Die ersten Vorspiele?

geschrieben von Ernst Antoni

5. September 2013

Freisprüche und Nazi-Provokationen in Münchner
Gerichtsräumen

Jan.-Feb. 2013

Der Vorfall lag ein knappes Jahr zurück. Eine Neonazi-Demo für »nationalen Widerstand und deutsche Freiräume«, zeitweise beschallt mit der »Paulchen-Panther«-Melodie. Das Lied, mit dem die NSU-Terroristen ihr Bekennervideo bestückt hatten, wurde als Auftakt der Rede des mehrfach vorbestraften Norman Bordin gespielt. Er und ein Beteiligter, der die Musikanlage bedient hatte, standen nun in München vor Gericht. Die Staatsanwaltschaft sah in den Vorgängen eine Billigung der NSU-Mordtaten.

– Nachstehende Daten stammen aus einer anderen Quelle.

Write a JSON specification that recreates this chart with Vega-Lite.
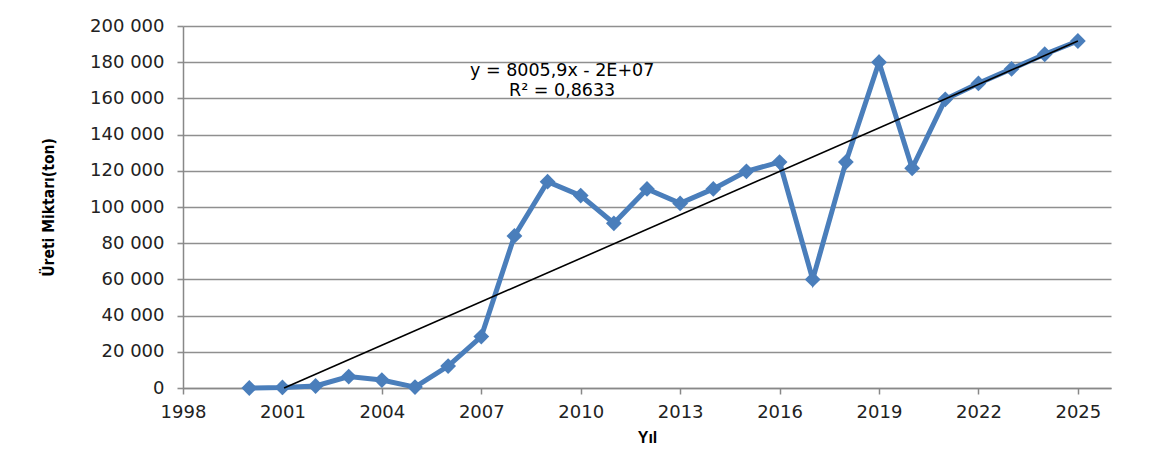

Aber nein, meinte laut Süddeutscher Zeitung die Verteidigung. Hatte Bordin doch in seiner Rede gesagt, man habe »kein Interesse Menschen zu töten oder Bomben zu legen«. Dem Gericht lag eine entsprechende Tonaufnahme vor. Es mochte zwar nicht direkt der Verteidigung folgen, die im Lied-Abspielen eine »Distanzierung von Gewalttaten« sah, fand den Vorgang »provokant« und »geschmacklos«, das vom Redner geäußerte angebliche Desinteresse an Töten und Bombenlegen reichte ihm dennoch aus für zwei Freisprüche.

An »längst vergangene Zeiten« erinnert fühlte sich ein Kommentator der Zeitung. Er bezog sich hier nicht auf das Urteil (was durchaus auch seine Berechtigung gehabt hätte), sondern auf die weiteren Vorkommnisse bei diesem Prozess. Hatten die dort als Zuschauer zahlreich anwesenden Neonazis doch nicht nur für allerlei Tumult gesorgt, ohne dass es zu einer Räumung des Saales kam, sie hatten überdies Pressefotografen und Kameraleute des Bayerischen Rundfunks attackiert und deren Kameralinsen mit fettigen Substanzen beschmiert. Justizbeamte verhielten sich angesichts dieser Übergriffe – milde ausgedrückt – äußerst zurückhaltend.

Im April soll in München der große »NSU-Prozess« beginnen. Die ersten Vorspiele scheinen Anfang Januar schon stattgefunden haben.